**Exercise instructions**:
Retype the entries, please, from their first line to the line containing "const yMajor = [1, 10, 100, 1000];", exactly and only those lines, minus the pictures.

**Recorded data**:
****************

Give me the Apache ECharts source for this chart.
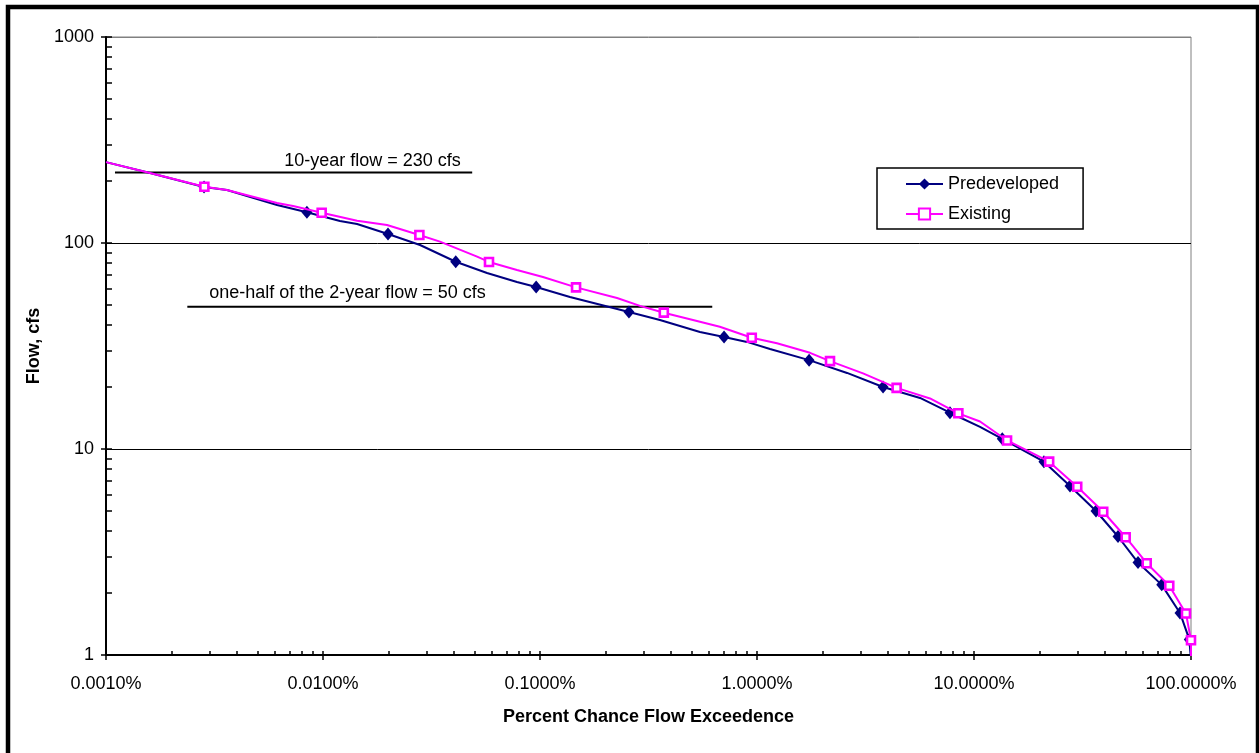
<!DOCTYPE html>
<html><head><meta charset="utf-8">
<script src="https://cdn.jsdelivr.net/npm/echarts@6/dist/echarts.min.js"></script>
<style>html,body{margin:0;padding:0;background:#fff}#c{width:1259px;height:753px}</style>
</head><body><div id="c"></div>
<script>
// ---- data ----
const xMajor = [0.001, 0.01, 0.1, 1, 10, 100];
const yMajor = [1, 10, 100, 1000];

const predevX = [0.001, 0.001595, 0.00283, 0.00361, 0.00614, 0.00843, 0.01197, 0.01436, 0.01993, 0.028,
  0.0409, 0.057, 0.0783, 0.096, 0.1374, 0.257, 0.357, 0.546, 0.705, 0.899,
  1.148, 1.738, 2.60, 3.81, 5.64, 7.75, 10.66, 13.5, 21.0, 27.7,
  36.5, 46.1, 57.0, 73.3, 89.0, 98.2, 100];
const predevY = [247, 218.8, 187, 180.8, 152.9, 141, 127.9, 123.7, 110.6, 97.8,
  81.1, 71.5, 64.7, 61.1, 54.7, 46.2, 42.3, 37.0, 35.0, 33.1,
  30.6, 27.0, 23.4, 20.0, 17.7, 15.0, 12.8, 11.2, 8.68, 6.61,
  5.00, 3.76, 2.81, 2.19, 1.60, 1.19, 0.95];
const predevMarker = [0,0,1,0,0,1,0,0,1,0, 1,0,0,1,0,1,0,0,1,0, 0,1,0,1,0,1,0,1,1,1, 1,1,1,1,1,1,0];

const existX = [0.001, 0.001595, 0.00284, 0.00361, 0.00614, 0.00728, 0.00986, 0.01436, 0.01972, 0.0278,
  0.0346, 0.0513, 0.0582, 0.0783, 0.1032, 0.1466, 0.2265, 0.289, 0.372, 0.507,
  0.674, 0.946, 1.236, 1.755, 2.17, 3.08, 4.40, 6.27, 8.47, 10.66,
  14.2, 22.2, 29.9, 39.4, 50.0, 62.5, 79.4, 94.8, 100, 100];
const existY = [247, 218.8, 187.6, 180.8, 156.4, 151.3, 140.3, 128.3, 122.3, 109.3,
  101.5, 85.9, 80.9, 73.9, 68.4, 60.9, 54.1, 49.5, 45.9, 42.3,
  39.2, 34.7, 32.6, 29.3, 26.7, 23.3, 19.8, 17.6, 14.9, 13.6,
  11.0, 8.68, 6.56, 4.96, 3.73, 2.79, 2.17, 1.59, 1.18, 0.95];
const existMarker = [0,0,1,0,0,0,1,0,0,1, 0,0,1,0,0,1,0,0,1,0, 0,1,0,0,1,0,1,0,1,0, 1,1,1,1,1,1,1,1,1,0];

const tenYearX = [0.0011, 0.0487];
const tenYearY = [220, 220];
const halfTwoYearX = [0.00237, 0.622];
const halfTwoYearY = [49, 49];

const annotTexts = ['10-year flow = 230 cfs', 'one-half of the 2-year flow = 50 cfs'];
const annotX = [0.0169, 0.01297];
const annotY = [250, 57.2];

// ---- build ----
const FONT = '"Liberation Sans", Arial, sans-serif';
const mult = [1,2,3,4,5,6,7,8,9];
const xMinor = [], yMinor = [];
xMajor.slice(0, -1).forEach(d => mult.forEach(m => xMinor.push(d * m)));
xMinor.push(100);
yMajor.slice(0, -1).forEach(d => mult.forEach(m => yMinor.push(d * m)));
yMinor.push(1000);

function mkData(xs, ys, mk) {
  return xs.map((x, i) => mk[i] ? [x, ys[i]] : { value: [x, ys[i]], symbol: 'none' });
}

const chart = echarts.init(document.getElementById('c'), null, { renderer: 'canvas' });
const option = {
  backgroundColor: '#fff',
  animation: false,
  textStyle: { fontFamily: FONT },
  grid: { left: 106, right: 68, top: 37, bottom: 98, show: true, borderColor: '#808080', borderWidth: 1 },
  legend: {
    orient: 'vertical', left: 877, top: 168,
    padding: [7, 24, 6, 28], itemGap: 12, itemWidth: 37, itemHeight: 14,
    borderColor: '#000', borderWidth: 1.5, backgroundColor: '#fff',
    textStyle: { fontSize: 18, color: '#000', fontFamily: FONT },
    data: ['Predeveloped', 'Existing']
  },
  xAxis: [{
    type: 'log', logBase: 10, min: 0.001, max: 100, position: 'bottom',
    name: 'Percent Chance Flow Exceedence', nameLocation: 'middle', nameGap: 53,
    nameTextStyle: { fontSize: 18, fontWeight: 'bold', color: '#000', fontFamily: FONT },
    axisLine: { show: true, lineStyle: { color: '#000', width: 2 } },
    axisTick: { show: true, inside: false, length: 5, lineStyle: { color: '#000', width: 1.5 }, customValues: xMajor },
    axisLabel: { show: true, fontSize: 18, color: '#000', margin: 20, customValues: xMajor,
      formatter: v => v.toFixed(4) + '%' },
    splitLine: { show: false }, minorTick: { show: false }
  }, {
    type: 'log', logBase: 10, min: 0.001, max: 100, position: 'bottom',
    axisLine: { show: false }, axisLabel: { show: false }, splitLine: { show: false },
    axisTick: { show: true, inside: true, length: 4, lineStyle: { color: '#000', width: 1.5 }, customValues: xMinor }
  }],
  yAxis: [{
    type: 'log', logBase: 10, min: 1, max: 1000, position: 'left',
    name: 'Flow, cfs', nameLocation: 'middle', nameGap: 62,
    nameTextStyle: { fontSize: 18, fontWeight: 'bold', color: '#000', fontFamily: FONT },
    axisLine: { show: true, lineStyle: { color: '#000', width: 2 } },
    axisTick: { show: true, inside: false, length: 5, lineStyle: { color: '#000', width: 1.5 }, customValues: yMajor },
    axisLabel: { show: true, fontSize: 18, color: '#000', margin: 12, customValues: yMajor,
      formatter: v => String(Math.round(v)) },
    splitLine: { show: true, lineStyle: { color: ['#000', '#000', '#000', '#808080'], width: 1 } },
    minorTick: { show: false }
  }, {
    type: 'log', logBase: 10, min: 1, max: 1000, position: 'left',
    axisLine: { show: false }, axisLabel: { show: false }, splitLine: { show: false },
    axisTick: { show: true, inside: true, length: 6, lineStyle: { color: '#000', width: 1.5 }, customValues: yMinor }
  }],
  series: [{
    name: 'ref10', type: 'line', xAxisIndex: 0, yAxisIndex: 0, symbol: 'none', silent: true,
    data: tenYearX.map((x, i) => [x, tenYearY[i]]),
    lineStyle: { color: '#000', width: 2 }, z: 3
  }, {
    name: 'ref2', type: 'line', xAxisIndex: 0, yAxisIndex: 0, symbol: 'none', silent: true,
    data: halfTwoYearX.map((x, i) => [x, halfTwoYearY[i]]),
    lineStyle: { color: '#000', width: 2 }, z: 3
  }, {
    name: 'Predeveloped', type: 'line', xAxisIndex: 0, yAxisIndex: 0,
    symbol: 'diamond', symbolSize: [11, 13], showAllSymbol: true,
    data: mkData(predevX, predevY, predevMarker),
    lineStyle: { color: '#000080', width: 2 },
    itemStyle: { color: '#000080', borderColor: '#000080', borderWidth: 0 }, z: 4
  }, {
    name: 'Existing', type: 'line', xAxisIndex: 0, yAxisIndex: 0,
    symbol: 'rect', symbolSize: 8, showAllSymbol: true,
    data: mkData(existX, existY, existMarker),
    lineStyle: { color: '#FF00FF', width: 2 },
    itemStyle: { color: '#fff', borderColor: '#FF00FF', borderWidth: 2.6 }, z: 5
  }]
};
chart.setOption(option);

const graphics = [{
  type: 'rect', id: 'frame', silent: true, z: 100,
  shape: { x: 8, y: 7, width: 1250, height: 760 },
  style: { fill: 'none', stroke: '#000', lineWidth: 4.5 }
}];
annotTexts.forEach((t, i) => {
  const p = chart.convertToPixel({ xAxisIndex: 0, yAxisIndex: 0 }, [annotX[i], annotY[i]]);
  graphics.push({
    type: 'text', id: 'annot' + i, silent: true, z: 50, x: p[0], y: p[1],
    style: { text: t, fill: '#000', font: '18px ' + FONT, textAlign: 'center', textVerticalAlign: 'middle' }
  });
});
chart.setOption({ graphic: graphics });
</script></body></html>
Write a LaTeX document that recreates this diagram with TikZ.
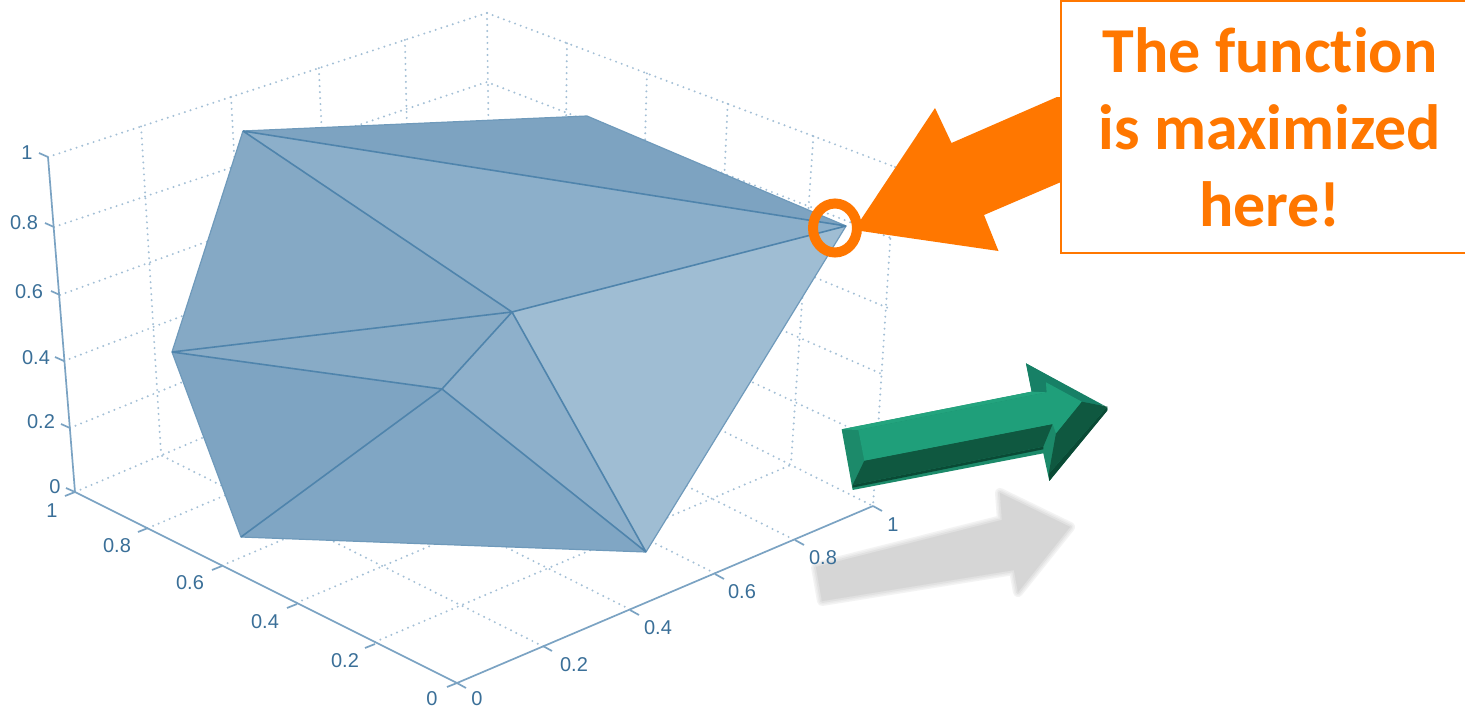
\documentclass[tikz,border=0pt]{standalone}
\usepackage{fontspec}
\setmainfont{Liberation Sans}
\newfontfamily\callfont[Ligatures=NoCommon]{Carlito}
\usetikzlibrary{calc}
\definecolor{gridc}{HTML}{A3BFD6}
\definecolor{axisc}{HTML}{7BA3C3}
\definecolor{labc}{HTML}{3A6F98}
\definecolor{edgec}{HTML}{4F84AC}
\definecolor{outc}{HTML}{6F9ABB}
\definecolor{orng}{HTML}{FF7700}
\newcommand\hexcol[1]{\definecolor{c#1}{HTML}{#1}}
\hexcol{7DA3C1}\hexcol{8CAFCA}\hexcol{85A9C5}\hexcol{88ABC6}\hexcol{7EA4C2}\hexcol{80A6C4}\hexcol{8EB0CB}\hexcol{9FBDD3}
\hexcol{1C8A6A}\hexcol{178066}\hexcol{0A4A35}\hexcol{0F5840}\hexcol{23A47E}\hexcol{1F9F7A}
\hexcol{F3F3F3}\hexcol{EBEBEB}\hexcol{E1E1E1}\hexcol{D6D6D6}
\tikzset{
  griddots/.style={draw=gridc,line width=2.2pt,line cap=round,dash pattern=on 0pt off 6pt},
  axisline/.style={draw=axisc,line width=1.7pt},
  ticklab/.style={font=\fontsize{20}{20}\selectfont,text=labc,inner sep=0pt},
  face/.style={fill=c#1,draw=none},
  inner edge/.style={draw=edgec,line width=1.6pt,line join=round},
  outer edge/.style={draw=outc,line width=1.2pt,line join=round},
  gfill/.style={fill=c#1,draw=none},
}
\begin{document}
\begin{tikzpicture}[x=1pt,y=-1pt]
\useasboundingbox (0,0) rectangle (1465,709);
\clip (0,0) rectangle (1465,709);
\fill[white] (0,0) rectangle (1465,709);
% frame
\coordinate (ztop) at (48,157);
\coordinate (zbot) at (75,492);
\coordinate (backtop) at (487,13);
\coordinate (backbot) at (491,315);
\coordinate (rtop) at (895,167);
\coordinate (rbot) at (873,506);
\coordinate (orig) at (457,683);
% shadow
\foreach \w/\c in {10/F3F3F3,7/EBEBEB,4/E1E1E1,0.1/D6D6D6}{
  \draw[draw=c\c,fill=c\c,line width=\w pt,line join=round]
   (816,567) -- (1002,520) -- (1000,493) -- (1070,527) -- (1018,592) -- (1014,570) -- (822,601) -- cycle;
}
% grid walls
\foreach \s/\t in {.212/.207,.417/.416,.617/.62,.813/.81}
  \path[griddots] ($(ztop)!\s!(backtop)$) -- ($(zbot)!\t!(backbot)$);
\foreach \s/\t in {.196/.19,.392/.385,.59/.58,.80/.785}
  \path[griddots] ($(backtop)!\s!(rtop)$) -- ($(backbot)!\t!(rbot)$);
\foreach \ax/\ay/\by/\cx/\cy in {48/157/13/895/167,54/227/82/891/238,60/295/140/888/308,64/361/200/884/375,70/428/258/878/441}
  \path[griddots] (\ax,\ay) -- (487,\by) -- (\cx,\cy);
\path[griddots] (backtop) -- (backbot);
\path[griddots] (rtop) -- (rbot);
% floor
\path[griddots] (zbot) -- (backbot) -- (rbot);
\foreach \s in {.19,.385,.58,.785}
  \path[griddots] ($(zbot)!\s!(orig)$) -- ($(backbot)!\s!(rbot)$);
\foreach \s in {.207,.416,.62,.81}
  \path[griddots] ($(orig)!\s!(rbot)$) -- ($(zbot)!\s!(backbot)$);
% axes
\draw[axisline] (ztop) -- (zbot) -- (orig) -- (rbot);
\foreach \x/\y in {48/157,54/227,60/295,64/361,70/428,75/492}
  \draw[axisline] (\x,\y) -- ++(-9,-4);
\foreach \x/\y in {75/492,148/528,222/566,297/604,375/644,457/683}
  \draw[axisline] (\x,\y) -- ++(-10,4);
\foreach \x/\y in {457/683,543/646,630/610,715/574,795/540,873/506}
  \draw[axisline] (\x,\y) -- ++(9,5);
% tick labels
\node[ticklab] (zA) at (27,153) {1};
\node[ticklab] (zB) at (24,223) {0.8};
\node[ticklab] (zC) at (29,292) {0.6};
\node[ticklab] (zD) at (36,358) {0.4};
\node[ticklab] (zE) at (41,422) {0.2};
\node[ticklab] (zF) at (55,487) {0};
\node[ticklab] (lA) at (52,511) {1};
\node[ticklab] (lB) at (117,546) {0.8};
\node[ticklab] (lC) at (190,583) {0.6};
\node[ticklab] (lD) at (265,622) {0.4};
\node[ticklab] (lE) at (345,661) {0.2};
\node[ticklab] (lF) at (432,699) {0};
\node[ticklab] (rA) at (477,699) {0};
\node[ticklab] (rB) at (574,665) {0.2};
\node[ticklab] (rC) at (658,628) {0.4};
\node[ticklab] (rD) at (742,592) {0.6};
\node[ticklab] (rE) at (823,558) {0.8};
\node[ticklab] (rF) at (893,525) {1};
% surface
\coordinate (A) at (243,131);
\coordinate (B) at (587,116);
\coordinate (C) at (846,226);
\coordinate (D) at (512,312);
\coordinate (E) at (172,352);
\coordinate (F) at (442,389);
\coordinate (G) at (241,537);
\coordinate (H) at (646,552);
\path[face=7DA3C1] (A) -- (B) -- (C) -- cycle;
\path[face=8CAFCA] (A) -- (C) -- (D) -- cycle;
\path[face=85A9C5] (A) -- (D) -- (E) -- cycle;
\path[face=88ABC6] (E) -- (D) -- (F) -- cycle;
\path[face=7EA4C2] (E) -- (F) -- (G) -- cycle;
\path[face=80A6C4] (G) -- (F) -- (H) -- cycle;
\path[face=8EB0CB] (F) -- (D) -- (H) -- cycle;
\path[face=9FBDD3] (D) -- (C) -- (H) -- cycle;
\path[outer edge] (A) -- (B) -- (C) -- (H) -- (G) -- (E) -- cycle;
\path[inner edge] (A) -- (C) (A) -- (D) (C) -- (D) (E) -- (D) (E) -- (F)
  (D) -- (F) (F) -- (G) (F) -- (H) (D) -- (H);
% green arrow (zoomed coordinates: 830+x/3, 350+y/3)
\begin{scope}[shift={(830,350)},x=0.3333pt,y=-0.3333pt]
\path[gfill=1C8A6A] (35,238) -- (605,125) -- (588,40) -- (832,175) -- (832,180) -- (658,393) -- (640,310) -- (68,420) -- cycle;
\path[gfill=178066] (588,40) -- (825,168) -- (755,155) -- (648,97) -- (650,127) -- (605,125) -- cycle;
\path[gfill=0A4A35] (68,405) -- (640,290) -- (640,298) -- (68,413) -- cycle;
\path[gfill=0F5840] (103,332) -- (668,222) -- (640,290) -- (68,405) -- cycle;
\path[gfill=0A4A35] (832,170) -- (832,182) -- (658,393) -- (656,372) -- cycle;
\path[gfill=0F5840] (755,155) -- (832,170) -- (656,372) -- (678,250) -- cycle;
\path[gfill=23A47E] (35,238) -- (605,125) -- (650,127) -- (85,240) -- cycle;
\path[gfill=1F9F7A] (85,240) -- (650,127) -- (648,97) -- (755,155) -- (678,250) -- (668,222) -- (103,332) -- cycle;
\end{scope}
% orange pointer
\fill[orng] (854,230) -- (935,108) -- (951.5,143) -- (1057,97) -- (1064,97) -- (1064,181) -- (1061,182) -- (984,215) -- (998.5,251) -- cycle;
\draw[orng,line width=10pt] (835,228) ellipse [x radius=22,y radius=24.5];
% callout
\node[draw=orng,line width=2pt,fill=white,minimum width=418pt,minimum height=251pt,inner sep=0pt,
  align=center,text=orng,font=\callfont\bfseries\fontsize{64}{77}\selectfont] (callout) at (1270,127) {The function\\is maximized\\here!};
\end{tikzpicture}
\end{document}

****************

**Written solution**:
Give me the Apache ECharts source for this chart.
<!DOCTYPE html>
<html><head><meta charset="utf-8">
<script src="https://cdn.jsdelivr.net/npm/echarts@6/dist/echarts.min.js"></script>
<style>html,body{margin:0;padding:0;background:#fff}#c{width:1259px;height:753px}</style>
</head><body><div id="c"></div>
<script>
// ---- data ----
const xMajor = [0.001, 0.01, 0.1, 1, 10, 100];
const yMajor = [1, 10, 100, 1000];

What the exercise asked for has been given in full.